***** Data listing *****
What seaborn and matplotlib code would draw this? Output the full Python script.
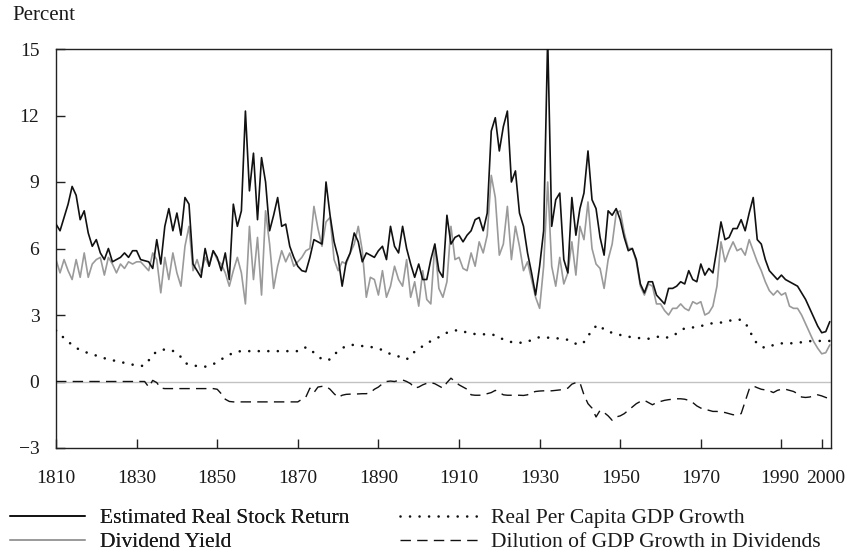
*****
***** Data listing *****
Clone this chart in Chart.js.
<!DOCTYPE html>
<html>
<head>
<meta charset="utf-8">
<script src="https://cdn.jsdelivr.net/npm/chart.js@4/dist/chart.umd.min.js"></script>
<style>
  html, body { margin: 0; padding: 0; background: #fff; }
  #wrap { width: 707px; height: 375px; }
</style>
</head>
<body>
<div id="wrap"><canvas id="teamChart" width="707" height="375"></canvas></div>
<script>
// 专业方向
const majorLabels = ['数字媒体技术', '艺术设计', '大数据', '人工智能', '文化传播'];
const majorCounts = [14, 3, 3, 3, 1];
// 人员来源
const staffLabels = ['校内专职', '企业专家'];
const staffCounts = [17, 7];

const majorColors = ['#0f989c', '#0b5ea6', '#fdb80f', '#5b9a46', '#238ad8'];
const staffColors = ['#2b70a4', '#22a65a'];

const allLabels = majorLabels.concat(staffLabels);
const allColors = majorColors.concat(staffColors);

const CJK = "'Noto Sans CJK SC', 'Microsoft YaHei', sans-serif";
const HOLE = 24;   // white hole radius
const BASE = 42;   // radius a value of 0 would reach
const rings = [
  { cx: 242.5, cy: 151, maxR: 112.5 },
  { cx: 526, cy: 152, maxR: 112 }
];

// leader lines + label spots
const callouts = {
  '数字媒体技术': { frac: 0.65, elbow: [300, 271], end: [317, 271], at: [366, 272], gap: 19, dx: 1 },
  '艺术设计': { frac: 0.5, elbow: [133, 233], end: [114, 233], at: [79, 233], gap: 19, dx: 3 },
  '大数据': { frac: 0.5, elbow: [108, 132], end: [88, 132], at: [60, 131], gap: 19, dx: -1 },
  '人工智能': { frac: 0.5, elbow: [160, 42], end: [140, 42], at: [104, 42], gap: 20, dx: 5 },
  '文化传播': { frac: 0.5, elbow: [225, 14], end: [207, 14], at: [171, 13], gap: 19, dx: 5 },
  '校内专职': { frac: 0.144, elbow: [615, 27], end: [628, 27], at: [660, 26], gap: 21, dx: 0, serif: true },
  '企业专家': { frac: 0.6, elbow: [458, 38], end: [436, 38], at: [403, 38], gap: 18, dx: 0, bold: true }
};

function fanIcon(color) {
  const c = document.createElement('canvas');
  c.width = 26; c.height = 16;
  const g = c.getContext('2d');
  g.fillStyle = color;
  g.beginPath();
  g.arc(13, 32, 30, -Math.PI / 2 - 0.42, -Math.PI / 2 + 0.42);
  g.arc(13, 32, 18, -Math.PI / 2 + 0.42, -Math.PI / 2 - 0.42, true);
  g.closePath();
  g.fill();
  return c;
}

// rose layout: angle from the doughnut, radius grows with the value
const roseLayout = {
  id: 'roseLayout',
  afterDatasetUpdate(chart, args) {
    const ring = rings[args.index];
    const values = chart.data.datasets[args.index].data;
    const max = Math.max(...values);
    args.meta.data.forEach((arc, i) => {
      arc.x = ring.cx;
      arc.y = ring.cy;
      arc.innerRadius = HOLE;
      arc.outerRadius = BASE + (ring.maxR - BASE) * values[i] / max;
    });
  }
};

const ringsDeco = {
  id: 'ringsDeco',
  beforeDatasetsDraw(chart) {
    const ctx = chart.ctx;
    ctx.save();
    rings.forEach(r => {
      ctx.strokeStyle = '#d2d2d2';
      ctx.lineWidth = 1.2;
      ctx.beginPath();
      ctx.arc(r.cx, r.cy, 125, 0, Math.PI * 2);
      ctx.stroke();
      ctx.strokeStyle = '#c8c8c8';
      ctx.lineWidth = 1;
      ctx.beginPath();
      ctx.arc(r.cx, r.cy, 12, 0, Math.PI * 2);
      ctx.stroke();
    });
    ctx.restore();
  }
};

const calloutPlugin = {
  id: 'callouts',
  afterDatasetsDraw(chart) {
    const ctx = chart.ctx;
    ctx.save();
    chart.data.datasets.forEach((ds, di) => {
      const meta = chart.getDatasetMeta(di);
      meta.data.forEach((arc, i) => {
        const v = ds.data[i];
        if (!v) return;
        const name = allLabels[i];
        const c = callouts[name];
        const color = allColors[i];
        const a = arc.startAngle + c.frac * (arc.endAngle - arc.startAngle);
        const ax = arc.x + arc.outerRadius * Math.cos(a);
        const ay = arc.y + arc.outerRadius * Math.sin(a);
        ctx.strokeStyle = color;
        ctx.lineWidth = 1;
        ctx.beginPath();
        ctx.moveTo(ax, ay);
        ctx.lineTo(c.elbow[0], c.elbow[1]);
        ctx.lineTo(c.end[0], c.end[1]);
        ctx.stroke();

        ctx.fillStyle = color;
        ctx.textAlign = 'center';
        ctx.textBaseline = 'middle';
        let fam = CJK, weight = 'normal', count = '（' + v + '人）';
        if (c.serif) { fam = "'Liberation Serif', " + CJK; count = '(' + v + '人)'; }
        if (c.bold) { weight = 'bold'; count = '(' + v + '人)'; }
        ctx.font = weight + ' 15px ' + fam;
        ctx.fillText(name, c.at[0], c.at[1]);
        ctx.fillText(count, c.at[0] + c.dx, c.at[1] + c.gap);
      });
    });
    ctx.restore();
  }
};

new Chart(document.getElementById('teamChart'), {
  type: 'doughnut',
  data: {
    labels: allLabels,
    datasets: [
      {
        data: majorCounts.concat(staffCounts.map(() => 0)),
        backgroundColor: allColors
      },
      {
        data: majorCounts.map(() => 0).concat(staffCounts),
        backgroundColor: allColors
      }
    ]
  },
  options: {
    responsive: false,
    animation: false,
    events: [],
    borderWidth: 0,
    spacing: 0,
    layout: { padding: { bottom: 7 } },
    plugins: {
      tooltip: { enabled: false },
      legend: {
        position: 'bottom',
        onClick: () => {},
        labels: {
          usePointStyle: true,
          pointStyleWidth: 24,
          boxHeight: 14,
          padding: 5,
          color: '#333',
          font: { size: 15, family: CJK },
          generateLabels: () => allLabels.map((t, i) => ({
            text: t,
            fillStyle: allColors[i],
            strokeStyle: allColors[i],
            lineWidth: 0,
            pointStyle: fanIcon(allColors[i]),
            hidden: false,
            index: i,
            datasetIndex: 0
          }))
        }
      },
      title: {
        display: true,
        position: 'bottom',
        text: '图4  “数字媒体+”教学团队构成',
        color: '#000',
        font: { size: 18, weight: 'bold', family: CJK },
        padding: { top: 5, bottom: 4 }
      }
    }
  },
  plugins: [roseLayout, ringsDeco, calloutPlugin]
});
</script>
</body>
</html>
*****
§ **Exercise task**: Solely the line containing "Clone this chart in Chart.js.", the line containing "const staffColors = ['#2b70a4', '#22a65a'];", and the lines between them are to be given again, exactly as written.

§ **Answer to the problem**:
Clone this chart in Chart.js.
<!DOCTYPE html>
<html>
<head>
<meta charset="utf-8">
<script src="https://cdn.jsdelivr.net/npm/chart.js@4/dist/chart.umd.min.js"></script>
<style>
  html, body { margin: 0; padding: 0; background: #fff; }
  #wrap { width: 707px; height: 375px; }
</style>
</head>
<body>
<div id="wrap"><canvas id="teamChart" width="707" height="375"></canvas></div>
<script>
// 专业方向
const majorLabels = ['数字媒体技术', '艺术设计', '大数据', '人工智能', '文化传播'];
const majorCounts = [14, 3, 3, 3, 1];
// 人员来源
const staffLabels = ['校内专职', '企业专家'];
const staffCounts = [17, 7];

const majorColors = ['#0f989c', '#0b5ea6', '#fdb80f', '#5b9a46', '#238ad8'];
const staffColors = ['#2b70a4', '#22a65a'];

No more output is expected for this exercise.